‘Karadeniz’de Dirençli Ekosistemlerde Mavi Büyüme Gelişimi için Araştırma ve İnovasyon’ (BRIDGE-BS: Advancing Black Sea Research and Innovation to Co-Develop Blue Growth within Resilient Ecosystems) projesi çerçevesinde bu yıl gerçekleştirecek 3 seferden ilkine, İstanbul Üniversitesi Deniz Bilimleri ve İşletmeciliği Enstitüsü üyesi bilim insanları da Alemdar 2 gemisiyle katıldı ve iki araştırma gemisi 30 deniz mili açığa kadar birlikte çalıştı.
Seferde odak noktalarının Karadeniz’deki karbon döngüsü, denizin asidite seviyelerinin araştırılması, karbon yutma kapasitesinin belirlenmesi ve oksijen durumumun tekrar gözden geçirilmesi olduğunu söyleyen Prof Dr. Mustafa Yücel, denizin ekosistem sorunlarının devam ettiğini aktardı:
“Karadeniz’de en çok gözlemlediğimiz şey, kıyıya en yakın noktalardaki aşırı Marmaralaşma. Yani Marmara Denizi gibi çok kirli, nispeten çok düşük bir su kalitesi, maalesef kıyılarımızda sürekli mevcut durumda artık. İlk gözümüze çarpan bulgu Güneybatı Karadeniz sistemi ciddi baskı altında. Özellikle karasal kaynaklı kirleticilerin kıyıya yakın koordinatlarda çok daha yoğun biçimde olduğunu ortaya koyduk. Denizin berraklığı daha önceki yıllarda 15 metreye kadar çıkıyordu ama kıyı bölgelere yaklaştığımızda hem Boğaz çıkışının doğusunda hem de batısında bu ışık geçirgenliğinin 10 metrenin altına düştüğünü gördük. Özellikle en kıyı kesimlerimiz çok net görülüyor ki yoğun bir kirlilik ve biyolojik üretkenlik baskısı altında.”
Biyolojik üretkenlik her geçen gün azalıyor
Prof. Dr. Yücel, yüzey suyu sıcaklıklarına ilişkin de “Karadeniz’in yüzey suları sıcak, bunu uydu verileriyle gördükten sonra seferle birlikte deniz verileriyle de gördük.

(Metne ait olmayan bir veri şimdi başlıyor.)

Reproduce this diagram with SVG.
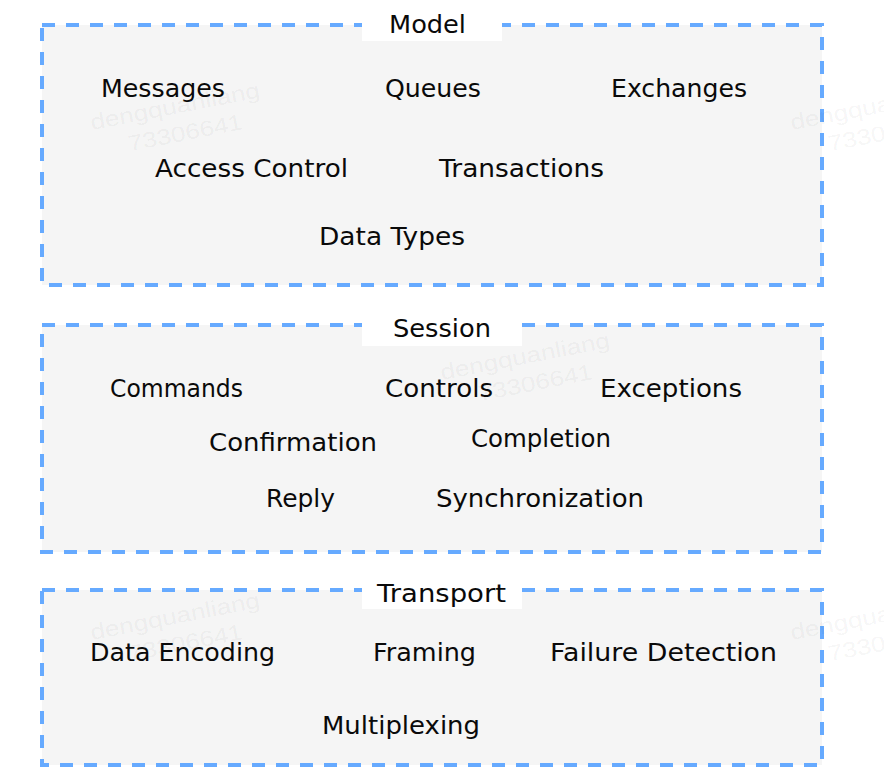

Mevsim normalinin 24,5-25 derece olduğu Batı Karadeniz’de yüksek açıklarda 27, kıyıya yakın bölgelerde ise 28 dereceye varan sıcaklıklar ölçtük” bilgisini verdi.
Bir ay önce rapor edilen ve müsilaj olduğu düşünülen köpüklenme ya da yüzeyde görülen birikintilere, İstanbul Boğazı’nda ve Karadeniz’in kıyı kesiminde deniz yüzeyi ve deniz içinde rastlamadıklarını bildiren Yücel, şu değerlendirmelerde bulundu: “Görünen o ki biyolojik üretkenlik birkaç hafta öncesine göre bir miktar daha azalmış durumda. O, bahar sonunda tipik denizin, çiçeklerin doğada açması gibi patlama yaşanmasıydı, o köpüklenme bunun eseriydi, şu anda öyle bir bulgumuz yok ama özellikle Güneybatı Karadeniz’de bizim kara sularımızda yoğun bir kirlilik baskısı devam ediyor. Karadeniz zaten oksijen azlığıyla ünlü bir yer, maalesef Akdeniz’den giren daha yoğun oksijen getiren suyun da artık yeteri kadar o bölgeyi oksijenlendiremediğini görüyoruz. Bunun bir nedeni de tabii ki Marmara.”
Derin deniz ısınması artacak
El Nino etkisiyle kış mevsiminin sıcak geçmesinin ve haziranda kırılan sıcaklık rekorlarının derin denizi etkileyeceği tahminini paylaşan Yücel, sözlerini “2-3 ay sonrası için büyük bir risk var. Bu yıl özellikle derin deniz kısımları çok daha hızlı ısınacak gibi görünüyor. Bunun da direkt oksijen tüketimi, ötrofikasyon veya köpüklenme gibi hadiselere benzer sonuçları olacağını şu anda öngörebiliyoruz” diyerek tamamladı.